- **The problem**: From the entries below, list each line with "this".

- **Input data**:
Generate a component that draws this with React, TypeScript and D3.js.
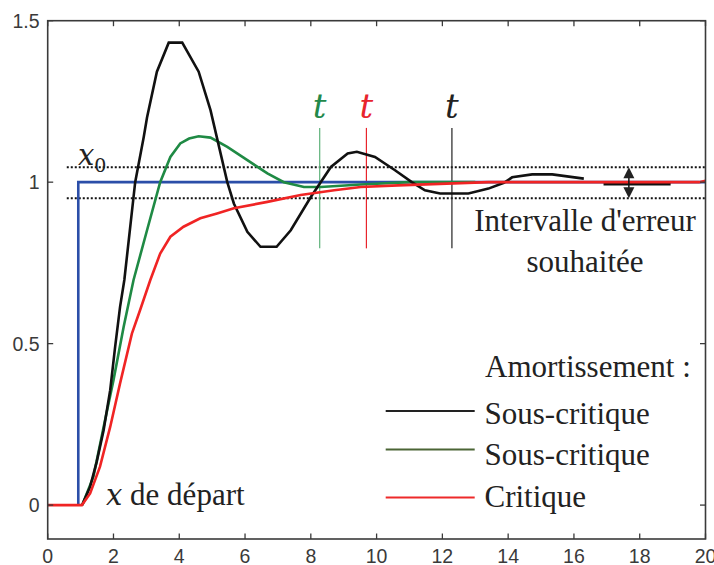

...

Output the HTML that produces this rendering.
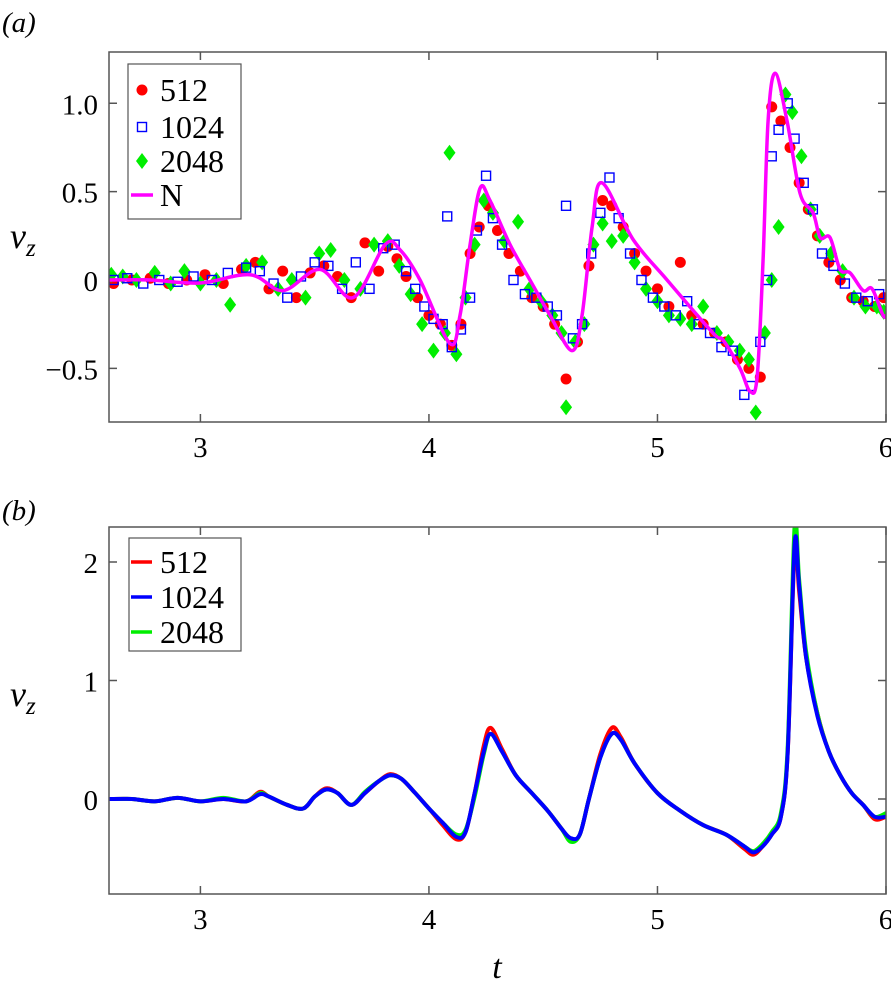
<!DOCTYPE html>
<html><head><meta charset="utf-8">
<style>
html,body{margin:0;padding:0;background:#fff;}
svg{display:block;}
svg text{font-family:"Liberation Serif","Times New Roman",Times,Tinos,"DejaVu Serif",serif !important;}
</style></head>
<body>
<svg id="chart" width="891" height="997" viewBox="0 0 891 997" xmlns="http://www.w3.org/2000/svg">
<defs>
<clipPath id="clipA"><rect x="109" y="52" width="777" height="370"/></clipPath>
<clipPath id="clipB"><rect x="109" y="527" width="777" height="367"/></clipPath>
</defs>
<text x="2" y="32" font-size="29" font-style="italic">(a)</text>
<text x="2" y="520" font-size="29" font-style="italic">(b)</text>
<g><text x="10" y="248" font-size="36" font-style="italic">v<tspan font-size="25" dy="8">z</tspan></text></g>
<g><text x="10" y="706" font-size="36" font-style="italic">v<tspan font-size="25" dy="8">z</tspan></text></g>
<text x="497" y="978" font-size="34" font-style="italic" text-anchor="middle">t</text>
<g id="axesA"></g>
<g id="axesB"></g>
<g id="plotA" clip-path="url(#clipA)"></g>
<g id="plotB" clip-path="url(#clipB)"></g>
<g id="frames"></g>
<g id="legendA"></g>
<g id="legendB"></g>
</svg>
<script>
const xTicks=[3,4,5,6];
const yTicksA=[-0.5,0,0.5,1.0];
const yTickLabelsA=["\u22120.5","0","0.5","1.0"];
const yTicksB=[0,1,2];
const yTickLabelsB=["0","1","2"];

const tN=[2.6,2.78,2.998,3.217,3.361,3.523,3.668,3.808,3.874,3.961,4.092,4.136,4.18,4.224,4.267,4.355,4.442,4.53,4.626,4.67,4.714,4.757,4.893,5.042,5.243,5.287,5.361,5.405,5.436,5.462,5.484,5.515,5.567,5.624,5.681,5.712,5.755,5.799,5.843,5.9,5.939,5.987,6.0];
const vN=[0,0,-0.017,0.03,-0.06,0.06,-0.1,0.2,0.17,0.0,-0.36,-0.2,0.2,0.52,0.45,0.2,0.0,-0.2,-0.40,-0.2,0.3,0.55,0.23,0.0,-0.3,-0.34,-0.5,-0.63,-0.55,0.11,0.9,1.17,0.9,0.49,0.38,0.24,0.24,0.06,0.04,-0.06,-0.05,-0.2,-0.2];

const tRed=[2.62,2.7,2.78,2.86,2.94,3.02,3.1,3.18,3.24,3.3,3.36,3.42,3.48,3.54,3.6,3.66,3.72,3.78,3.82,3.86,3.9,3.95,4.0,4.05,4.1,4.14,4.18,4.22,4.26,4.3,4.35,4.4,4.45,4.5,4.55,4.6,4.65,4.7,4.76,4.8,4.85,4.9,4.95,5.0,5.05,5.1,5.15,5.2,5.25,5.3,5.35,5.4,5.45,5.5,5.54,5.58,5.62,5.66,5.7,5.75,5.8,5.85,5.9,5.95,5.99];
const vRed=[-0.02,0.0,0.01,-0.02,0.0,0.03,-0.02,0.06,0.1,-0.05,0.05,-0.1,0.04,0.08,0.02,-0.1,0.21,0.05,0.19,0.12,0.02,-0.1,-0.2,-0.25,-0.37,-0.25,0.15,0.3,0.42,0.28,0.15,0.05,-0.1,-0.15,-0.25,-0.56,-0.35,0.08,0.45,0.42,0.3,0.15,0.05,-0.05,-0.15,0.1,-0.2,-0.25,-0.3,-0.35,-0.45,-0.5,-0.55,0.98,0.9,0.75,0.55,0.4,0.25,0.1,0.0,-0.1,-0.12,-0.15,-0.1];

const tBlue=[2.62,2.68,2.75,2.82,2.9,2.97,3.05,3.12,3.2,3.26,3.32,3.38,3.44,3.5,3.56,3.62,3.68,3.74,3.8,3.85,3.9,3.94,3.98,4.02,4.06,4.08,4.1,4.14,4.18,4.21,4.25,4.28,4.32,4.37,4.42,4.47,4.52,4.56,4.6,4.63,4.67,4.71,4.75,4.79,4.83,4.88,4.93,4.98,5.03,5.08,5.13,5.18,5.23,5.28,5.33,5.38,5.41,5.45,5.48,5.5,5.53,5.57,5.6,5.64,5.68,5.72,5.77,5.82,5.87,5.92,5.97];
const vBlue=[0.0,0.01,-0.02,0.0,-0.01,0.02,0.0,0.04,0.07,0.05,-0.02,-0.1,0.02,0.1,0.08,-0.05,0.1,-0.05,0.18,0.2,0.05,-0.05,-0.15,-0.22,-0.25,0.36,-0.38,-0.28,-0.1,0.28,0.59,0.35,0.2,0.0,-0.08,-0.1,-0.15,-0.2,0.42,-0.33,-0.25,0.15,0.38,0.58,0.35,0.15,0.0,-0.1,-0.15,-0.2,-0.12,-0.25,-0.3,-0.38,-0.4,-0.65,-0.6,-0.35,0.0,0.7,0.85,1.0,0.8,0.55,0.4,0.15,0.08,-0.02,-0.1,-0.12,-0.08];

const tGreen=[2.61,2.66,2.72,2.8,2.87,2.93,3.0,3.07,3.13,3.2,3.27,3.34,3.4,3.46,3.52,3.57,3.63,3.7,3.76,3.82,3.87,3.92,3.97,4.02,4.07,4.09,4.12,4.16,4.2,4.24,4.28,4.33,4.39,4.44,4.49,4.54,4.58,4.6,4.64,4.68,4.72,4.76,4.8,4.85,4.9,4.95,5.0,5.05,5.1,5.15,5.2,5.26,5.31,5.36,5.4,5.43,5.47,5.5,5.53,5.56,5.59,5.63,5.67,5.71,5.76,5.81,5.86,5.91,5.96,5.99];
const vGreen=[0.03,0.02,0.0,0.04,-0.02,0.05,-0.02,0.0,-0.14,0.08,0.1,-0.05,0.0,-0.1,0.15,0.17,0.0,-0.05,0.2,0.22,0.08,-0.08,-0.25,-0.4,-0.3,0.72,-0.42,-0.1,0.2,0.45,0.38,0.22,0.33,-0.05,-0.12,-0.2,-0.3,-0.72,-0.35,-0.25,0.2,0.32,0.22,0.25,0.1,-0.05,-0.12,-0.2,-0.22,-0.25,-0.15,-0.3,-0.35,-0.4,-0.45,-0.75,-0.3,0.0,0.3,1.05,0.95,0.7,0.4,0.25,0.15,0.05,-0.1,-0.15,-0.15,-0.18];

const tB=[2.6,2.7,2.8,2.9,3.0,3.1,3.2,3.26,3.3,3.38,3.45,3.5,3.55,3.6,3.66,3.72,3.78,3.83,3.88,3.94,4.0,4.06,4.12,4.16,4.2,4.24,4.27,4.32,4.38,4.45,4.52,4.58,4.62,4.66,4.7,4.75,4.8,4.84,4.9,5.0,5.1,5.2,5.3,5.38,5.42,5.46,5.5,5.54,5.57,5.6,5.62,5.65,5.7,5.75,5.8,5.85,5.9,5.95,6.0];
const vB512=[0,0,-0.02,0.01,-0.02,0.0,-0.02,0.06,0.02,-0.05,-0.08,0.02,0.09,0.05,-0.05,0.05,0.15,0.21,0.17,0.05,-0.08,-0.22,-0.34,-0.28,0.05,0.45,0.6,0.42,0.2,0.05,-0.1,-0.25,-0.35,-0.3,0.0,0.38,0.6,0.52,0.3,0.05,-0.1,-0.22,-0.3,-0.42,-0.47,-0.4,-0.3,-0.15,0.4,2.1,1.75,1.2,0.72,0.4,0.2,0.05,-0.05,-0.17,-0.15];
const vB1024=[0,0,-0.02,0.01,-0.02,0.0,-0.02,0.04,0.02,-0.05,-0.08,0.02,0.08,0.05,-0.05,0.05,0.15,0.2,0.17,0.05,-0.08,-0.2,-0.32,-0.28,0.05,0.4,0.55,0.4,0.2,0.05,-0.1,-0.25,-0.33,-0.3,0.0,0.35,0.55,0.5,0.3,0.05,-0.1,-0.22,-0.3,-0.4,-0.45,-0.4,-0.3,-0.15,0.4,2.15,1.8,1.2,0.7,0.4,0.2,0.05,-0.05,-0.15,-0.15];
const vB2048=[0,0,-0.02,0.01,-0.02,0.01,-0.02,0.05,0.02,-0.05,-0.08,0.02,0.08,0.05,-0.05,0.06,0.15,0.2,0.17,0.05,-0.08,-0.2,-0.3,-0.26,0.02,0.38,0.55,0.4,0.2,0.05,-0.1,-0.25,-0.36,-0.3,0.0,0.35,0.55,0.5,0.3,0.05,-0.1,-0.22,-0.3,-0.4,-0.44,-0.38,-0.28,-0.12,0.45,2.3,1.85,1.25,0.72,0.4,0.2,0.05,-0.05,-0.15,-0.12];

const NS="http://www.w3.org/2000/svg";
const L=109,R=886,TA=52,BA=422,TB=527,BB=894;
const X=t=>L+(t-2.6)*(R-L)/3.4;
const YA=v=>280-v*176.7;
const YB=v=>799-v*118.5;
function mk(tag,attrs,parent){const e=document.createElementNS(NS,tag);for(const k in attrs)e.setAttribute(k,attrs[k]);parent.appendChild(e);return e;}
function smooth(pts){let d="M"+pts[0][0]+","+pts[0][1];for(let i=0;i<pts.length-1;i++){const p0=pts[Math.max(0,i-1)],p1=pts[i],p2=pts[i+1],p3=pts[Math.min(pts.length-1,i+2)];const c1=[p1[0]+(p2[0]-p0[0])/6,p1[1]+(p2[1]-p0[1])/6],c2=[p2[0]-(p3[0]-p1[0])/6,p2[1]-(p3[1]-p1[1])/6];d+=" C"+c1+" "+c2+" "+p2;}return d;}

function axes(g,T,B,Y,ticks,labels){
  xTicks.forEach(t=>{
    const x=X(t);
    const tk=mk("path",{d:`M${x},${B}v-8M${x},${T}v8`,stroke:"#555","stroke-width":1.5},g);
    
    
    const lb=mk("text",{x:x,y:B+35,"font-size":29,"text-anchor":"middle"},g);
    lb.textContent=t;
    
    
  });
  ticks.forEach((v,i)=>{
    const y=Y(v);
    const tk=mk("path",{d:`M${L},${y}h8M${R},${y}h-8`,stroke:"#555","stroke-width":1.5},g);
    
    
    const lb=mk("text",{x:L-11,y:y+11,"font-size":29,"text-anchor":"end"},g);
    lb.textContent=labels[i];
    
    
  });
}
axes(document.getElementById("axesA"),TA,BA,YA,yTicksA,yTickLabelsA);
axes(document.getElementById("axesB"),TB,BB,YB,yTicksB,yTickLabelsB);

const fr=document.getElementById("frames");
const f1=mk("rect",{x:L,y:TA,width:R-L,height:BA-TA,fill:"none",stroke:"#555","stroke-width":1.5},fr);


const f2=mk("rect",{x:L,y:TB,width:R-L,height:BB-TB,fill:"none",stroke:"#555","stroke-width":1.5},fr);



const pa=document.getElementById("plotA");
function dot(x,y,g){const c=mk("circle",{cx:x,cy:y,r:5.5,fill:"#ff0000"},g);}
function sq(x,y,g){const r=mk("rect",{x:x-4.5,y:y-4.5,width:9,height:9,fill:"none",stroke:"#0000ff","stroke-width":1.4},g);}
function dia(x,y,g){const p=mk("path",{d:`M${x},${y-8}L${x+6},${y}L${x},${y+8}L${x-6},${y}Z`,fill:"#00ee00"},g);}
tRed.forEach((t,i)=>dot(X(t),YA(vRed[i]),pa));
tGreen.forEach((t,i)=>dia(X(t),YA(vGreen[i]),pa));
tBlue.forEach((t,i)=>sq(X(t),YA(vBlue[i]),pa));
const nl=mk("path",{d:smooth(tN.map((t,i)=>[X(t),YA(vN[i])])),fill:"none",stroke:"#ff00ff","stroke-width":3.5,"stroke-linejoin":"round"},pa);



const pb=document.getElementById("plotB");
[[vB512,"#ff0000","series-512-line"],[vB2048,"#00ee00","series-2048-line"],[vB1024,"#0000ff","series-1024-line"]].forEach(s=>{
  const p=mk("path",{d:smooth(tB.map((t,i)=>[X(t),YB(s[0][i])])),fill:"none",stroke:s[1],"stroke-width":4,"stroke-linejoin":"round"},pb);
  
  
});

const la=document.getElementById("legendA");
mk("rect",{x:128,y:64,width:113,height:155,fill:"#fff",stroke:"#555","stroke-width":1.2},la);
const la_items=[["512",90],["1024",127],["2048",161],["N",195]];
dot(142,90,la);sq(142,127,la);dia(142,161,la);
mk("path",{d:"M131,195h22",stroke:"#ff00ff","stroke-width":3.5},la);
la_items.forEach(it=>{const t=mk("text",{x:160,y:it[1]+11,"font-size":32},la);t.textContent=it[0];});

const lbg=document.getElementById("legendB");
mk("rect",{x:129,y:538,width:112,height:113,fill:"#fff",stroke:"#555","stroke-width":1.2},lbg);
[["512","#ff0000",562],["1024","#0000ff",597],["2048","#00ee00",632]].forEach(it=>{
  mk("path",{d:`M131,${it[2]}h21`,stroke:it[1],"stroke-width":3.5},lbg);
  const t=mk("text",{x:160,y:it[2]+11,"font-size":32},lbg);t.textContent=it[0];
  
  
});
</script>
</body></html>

- **Answer to the problem**:
Generate a component that draws this with React, TypeScript and D3.js.
Output the HTML that produces this rendering.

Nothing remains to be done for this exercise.